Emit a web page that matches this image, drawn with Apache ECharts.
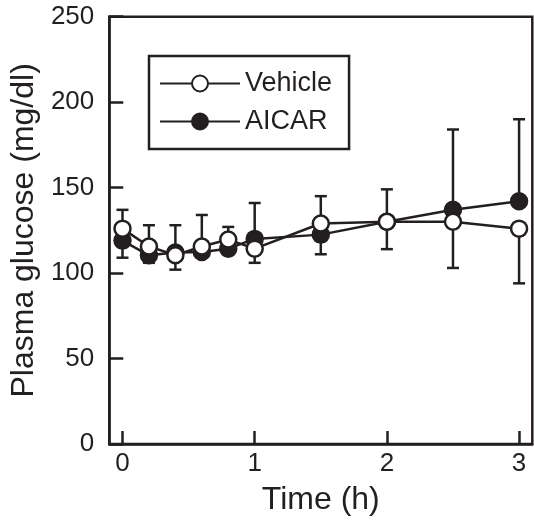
<!DOCTYPE html>
<html>
<head>
<meta charset="utf-8">
<script src="https://cdn.jsdelivr.net/npm/echarts@6/dist/echarts.min.js"></script>
<style>
html,body{margin:0;padding:0;background:#fff;}
#chart{width:534px;height:521px;}
</style>
</head>
<body>
<div id="chart"></div>
<script>
var times = [0, 0.2, 0.4, 0.6, 0.8, 1, 1.5, 2, 2.5, 3];
var vehicleMean = [126, 115.6, 110.4, 115.6, 119.6, 114.3, 129, 130, 130, 126];
var aicarMean = [119, 110.4, 112, 112.3, 114.3, 120, 122.5, 130, 137, 142];
var vehicleBarEnd = [137, 128, 128, 134, 127, 106, 145, 149, 103, 94];
var aicarBarEnd = [109, 106, 102, null, null, 141, 111, 114, 184, 190];
var xTickValues = [0, 1, 2, 3];
var seriesNames = ['Vehicle', 'AICAR'];

var INK = '#231f20';
var FONT = 'Liberation Sans, Arial, Helvetica, sans-serif';

function pairs(xs, ys) {
  return xs.map(function (x, i) { return [x, ys[i]]; });
}
function errData(xs, means, ends) {
  var out = [];
  for (var i = 0; i < xs.length; i++) {
    if (ends[i] !== null && ends[i] !== undefined) out.push([xs[i], means[i], ends[i]]);
  }
  return out;
}
function renderErr(params, api) {
  var x = api.value(0), m = api.value(1), e = api.value(2);
  var p0 = api.coord([x, m]);
  var p1 = api.coord([x, e]);
  return {
    type: 'group',
    children: [
      { type: 'line', shape: { x1: p0[0], y1: p0[1], x2: p1[0], y2: p1[1] }, style: { stroke: INK, lineWidth: 2.5 } },
      { type: 'line', shape: { x1: p1[0] - 6, y1: p1[1], x2: p1[0] + 6, y2: p1[1] }, style: { stroke: INK, lineWidth: 2.5 } }
    ]
  };
}

var chart = echarts.init(document.getElementById('chart'), null, { renderer: 'canvas' });
chart.setOption({
  animation: false,
  backgroundColor: '#fff',
  textStyle: { fontFamily: FONT, color: INK },
  grid: {
    left: 106.5, right: 1.7, top: 16.7, bottom: 77,
    show: true, borderColor: INK, borderWidth: 2.5, backgroundColor: 'transparent'
  },
  legend: {
    data: seriesNames,
    orient: 'vertical',
    left: 149, top: 56,
    padding: [14, 17, 14, 10],
    borderColor: INK, borderWidth: 2.5,
    itemWidth: 80, itemHeight: 20, itemGap: 11,
    textStyle: { fontFamily: FONT, fontSize: 27, color: INK, padding: [0, 0, 0, 0] },
    selectedMode: false
  },
  xAxis: {
    type: 'value', min: -0.1, max: 3.1,
    splitLine: { show: false },
    axisLine: { show: true, onZero: false, lineStyle: { color: INK, width: 2.5 } },
    axisTick: { show: true, inside: true, length: 13, customValues: xTickValues, lineStyle: { color: INK, width: 2.5 } },
    axisLabel: { customValues: xTickValues, margin: 7, fontSize: 26, fontFamily: FONT, color: INK },
    name: 'Time (h)', nameLocation: 'middle', nameGap: 40,
    nameTextStyle: { fontSize: 32, fontFamily: FONT, color: INK }
  },
  yAxis: {
    type: 'value', min: 0, max: 250, interval: 50,
    splitLine: { show: false },
    axisLine: { show: true, onZero: false, lineStyle: { color: INK, width: 2.5 } },
    axisTick: { show: true, inside: true, length: 14, lineStyle: { color: INK, width: 2.5 } },
    axisLabel: { margin: 15, fontSize: 26, fontFamily: FONT, color: INK },
    name: 'Plasma glucose (mg/dl)', nameLocation: 'middle', nameGap: 68,
    nameTextStyle: { fontSize: 32, fontFamily: FONT, color: INK }
  },
  series: [
    {
      type: 'custom', name: 'errA', z: 2, renderItem: renderErr,
      data: errData(times, aicarMean, aicarBarEnd), silent: true
    },
    {
      type: 'custom', name: 'errV', z: 2, renderItem: renderErr,
      data: errData(times, vehicleMean, vehicleBarEnd), silent: true
    },
    {
      type: 'line', name: 'AICAR', z: 3,
      data: pairs(times, aicarMean),
      symbol: 'circle', symbolSize: 16,
      lineStyle: { color: INK, width: 2.5 },
      itemStyle: { color: INK, borderColor: INK, borderWidth: 2.5 }
    },
    {
      type: 'line', name: 'Vehicle', z: 4,
      data: pairs(times, vehicleMean),
      symbol: 'circle', symbolSize: 16,
      lineStyle: { color: INK, width: 2.5 },
      itemStyle: { color: '#fff', borderColor: INK, borderWidth: 2.5 }
    }
  ]
});
</script>
</body>
</html>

-*-

§ Direction:
Repeat only the lines from the beginning of the material through the line containing "var FONT = 'Liberation", both ends kept, leaving pictures out.

§ Exercise output:
Emit a web page that matches this image, drawn with Apache ECharts.
<!DOCTYPE html>
<html>
<head>
<meta charset="utf-8">
<script src="https://cdn.jsdelivr.net/npm/echarts@6/dist/echarts.min.js"></script>
<style>
html,body{margin:0;padding:0;background:#fff;}
#chart{width:534px;height:521px;}
</style>
</head>
<body>
<div id="chart"></div>
<script>
var times = [0, 0.2, 0.4, 0.6, 0.8, 1, 1.5, 2, 2.5, 3];
var vehicleMean = [126, 115.6, 110.4, 115.6, 119.6, 114.3, 129, 130, 130, 126];
var aicarMean = [119, 110.4, 112, 112.3, 114.3, 120, 122.5, 130, 137, 142];
var vehicleBarEnd = [137, 128, 128, 134, 127, 106, 145, 149, 103, 94];
var aicarBarEnd = [109, 106, 102, null, null, 141, 111, 114, 184, 190];
var xTickValues = [0, 1, 2, 3];
var seriesNames = ['Vehicle', 'AICAR'];

var INK = '#231f20';
var FONT = 'Liberation Sans, Arial, Helvetica, sans-serif';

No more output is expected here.